At a hearing last month, ZTE executive Zhu Jinyun said that China has never asked for access to its equipment to conduct a cyberattack and that the company would never comply with such a request.
Huawei will be holding a press call at 1:30 to address the report’s findings.
Privacy study: Researchers from the University of California at Berkeley released a study Monday at the Amsterdam Privacy Conference, finding that most Americans haven’t heard of “Do Not Track” proposals, but would like to see a tool that prevents advertisers from collecting information on them.
The study also found that nearly half of those surveyed say they never click on online advertising .
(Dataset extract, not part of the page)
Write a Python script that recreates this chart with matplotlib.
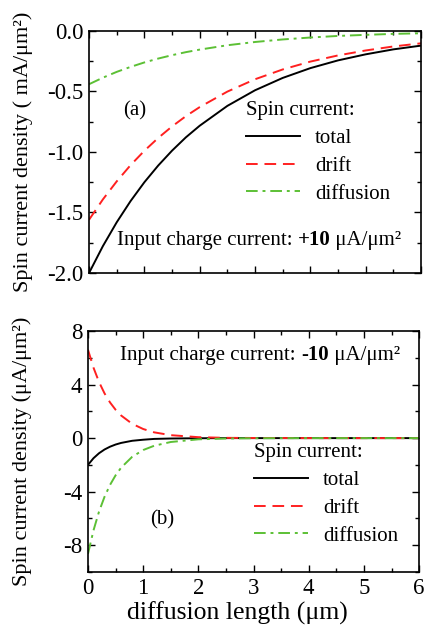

The New York Times reported that the study was financed with a grant from Nokia and found that 60 percent of the people participating in the phone survey said that they would like to see regulation that prevents Web sites from “collecting information” about them.
Patent wars: Patents are becoming an increasingly potent weapon, the New York Times reported, in a piece chronicling how patents led to the sale of the voice-assistant application Vlingo and the process behind Apple’s patents on the iPhone and other products.
The process of obtaining a patent, the report said, has some experts worrying about a possible chilling effect on innovation.
FCC program access: The Federal Communications Commission on Friday voted to free cable operators from obligations to provide non-sports cable channels they own to rival satellite and phone companies that also provide video services, The Washington Post reported.
The move comes after the FCC decided not to extend its “program access” rules, first enacted 20 years ago as a way to ensure that rivals could compete with big cable companies.
“The FCC is focused on promoting competition and protecting consumers in the evolving video market,” FCC Chairman Julius Genachowski said in a statement. “Today’s unanimous decision enables the FCC to continue preventing anticompetitive video distribution arrangements through a legally sustainable, expeditious, case-by-case review.”
Mouse in decline: With the rise of touchscreen devices, The Washington Post reported, industry watchers are wondering if the mouse is in decline.
This fall marks the first time that sales of iPads are cannibalizing sales of PCs in schools, Charles Wolf, an analyst for the investment research firm Needham & Co., told The Post.
Meanwhile, companies are working to make new headway in the field of human-computer interaction, introducing more advanced options such as voice and motion control.